### Task goal
Write each line of the material exactly as given, from the top through the line that contains "var chart = echarts.init(document.getElementById('chart'));", and omit all pictures.

>>

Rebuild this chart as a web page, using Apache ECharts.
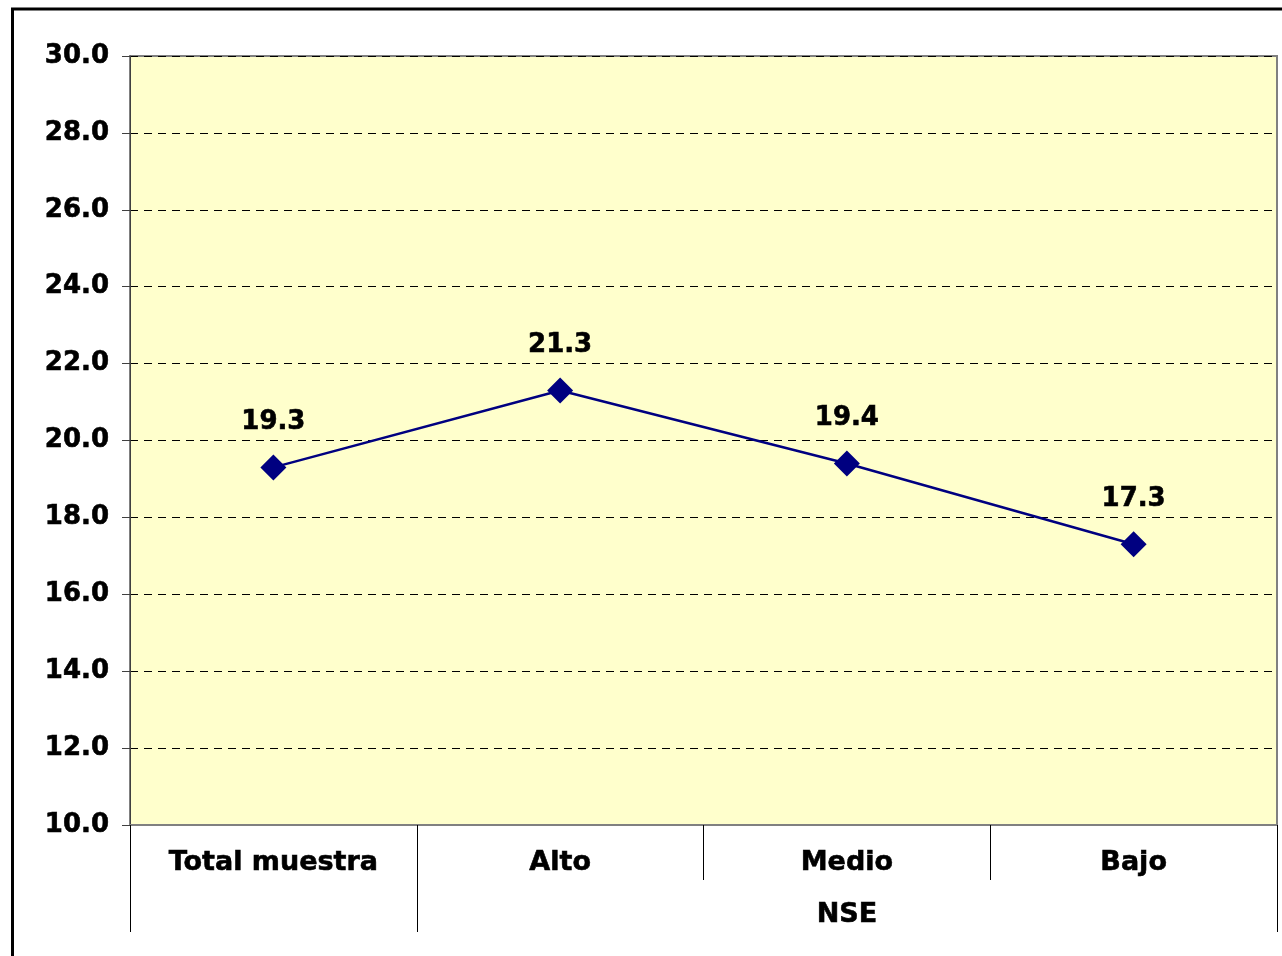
<!DOCTYPE html>
<html>
<head>
<meta charset="utf-8">
<script src="https://cdn.jsdelivr.net/npm/echarts@6/dist/echarts.min.js"></script>
<style>
  html, body { margin: 0; padding: 0; background: #ffffff; }
  #chart { width: 1282px; height: 956px; }
</style>
</head>
<body>
<div id="chart"></div>
<script>
// categorias del eje X (nivel 1 y nivel 2)
var categorias = ['Total muestra', 'Alto', 'Medio', 'Bajo'];
var grupos = ['', '', 'NSE', ''];
// valores de la serie
var valores = [19.3, 21.3, 19.4, 17.3];
// eje Y
var yMin = 10;
var yMax = 30;
var yPaso = 2;

var FUENTE = 'DejaVu Sans, Verdana, sans-serif';
var TAM = 26;

//estilo de texto comun (negrita gruesa tipo Verdana)
function texto(extra) {
  var t = {
    color: '#000000',
    fontFamily: FUENTE,
    fontWeight: 'bold',
    fontSize: TAM,
    textBorderColor: '#000000',
    textBorderWidth: 0.6
  };
  for (var k in extra) { t[k] = extra[k]; }
  return t;
}

var chart = echarts.init(document.getElementById('chart'));

var option = {
  backgroundColor: '#ffffff',
  animation: false,
  //marco exterior
  graphic: [{
    type: 'rect',
    shape: { x: 12.5, y: 9, width: 1320, height: 1000 },
    style: { fill: 'none', stroke: '#000000', lineWidth: 3 },
    silent: true
  }],
  grid: {
    left: 130,
    top: 56,
    right: 5,
    bottom: 131,
    show: true,
    backgroundColor: '#FFFFCC',
    borderColor: '#808080',
    borderWidth: 2
  },
  xAxis: [{
    type: 'category',
    data: categorias,
    position: 'bottom',
    boundaryGap: true,
    axisLine: { show: true, lineStyle: { color: '#808080', width: 2 } },
    axisTick: { show: true, interval: 0, length: 55, lineStyle: { color: '#000000', width: 1 } },
    axisLabel: texto({ interval: 0, margin: 24, fontSize: 27 })
  }, {
    //segundo nivel (NSE)
    type: 'category',
    data: grupos,
    position: 'bottom',
    boundaryGap: true,
    axisLine: { show: false },
    axisTick: {
      show: true,
      length: 107,
      interval: function (index) { return index === 0 || index === 1; },
      lineStyle: { color: '#000000', width: 1 }
    },
    axisLabel: texto({ interval: 0, margin: 76, fontSize: 27 })
  }],
  yAxis: {
    type: 'value',
    min: yMin,
    max: yMax,
    interval: yPaso,
    axisLine: { show: true, lineStyle: { color: '#404040', width: 1 } },
    axisTick: { show: true, length: 8, lineStyle: { color: '#404040' } },
    axisLabel: texto({
      margin: 21,
      formatter: function (v) { return v.toFixed(1); }
    }),
    splitLine: { show: true, lineStyle: { color: '#000000', type: [8, 6], width: 1 } }
  },
  series: [{
    type: 'line',
    xAxisIndex: 0,
    data: valores,
    symbol: 'diamond',
    symbolSize: 26,
    lineStyle: { color: '#000080', width: 2.5 },
    itemStyle: { color: '#000080' },
    label: texto({
      show: true,
      position: 'top',
      distance: 19,
      formatter: function (p) { return p.value.toFixed(1); }
    })
  }]
};

chart.setOption(option);
</script>
</body>
</html>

<<

### Exercise answer
Rebuild this chart as a web page, using Apache ECharts.
<!DOCTYPE html>
<html>
<head>
<meta charset="utf-8">
<script src="https://cdn.jsdelivr.net/npm/echarts@6/dist/echarts.min.js"></script>
<style>
  html, body { margin: 0; padding: 0; background: #ffffff; }
  #chart { width: 1282px; height: 956px; }
</style>
</head>
<body>
<div id="chart"></div>
<script>
// categorias del eje X (nivel 1 y nivel 2)
var categorias = ['Total muestra', 'Alto', 'Medio', 'Bajo'];
var grupos = ['', '', 'NSE', ''];
// valores de la serie
var valores = [19.3, 21.3, 19.4, 17.3];
// eje Y
var yMin = 10;
var yMax = 30;
var yPaso = 2;

var FUENTE = 'DejaVu Sans, Verdana, sans-serif';
var TAM = 26;

//estilo de texto comun (negrita gruesa tipo Verdana)
function texto(extra) {
  var t = {
    color: '#000000',
    fontFamily: FUENTE,
    fontWeight: 'bold',
    fontSize: TAM,
    textBorderColor: '#000000',
    textBorderWidth: 0.6
  };
  for (var k in extra) { t[k] = extra[k]; }
  return t;
}

var chart = echarts.init(document.getElementById('chart'));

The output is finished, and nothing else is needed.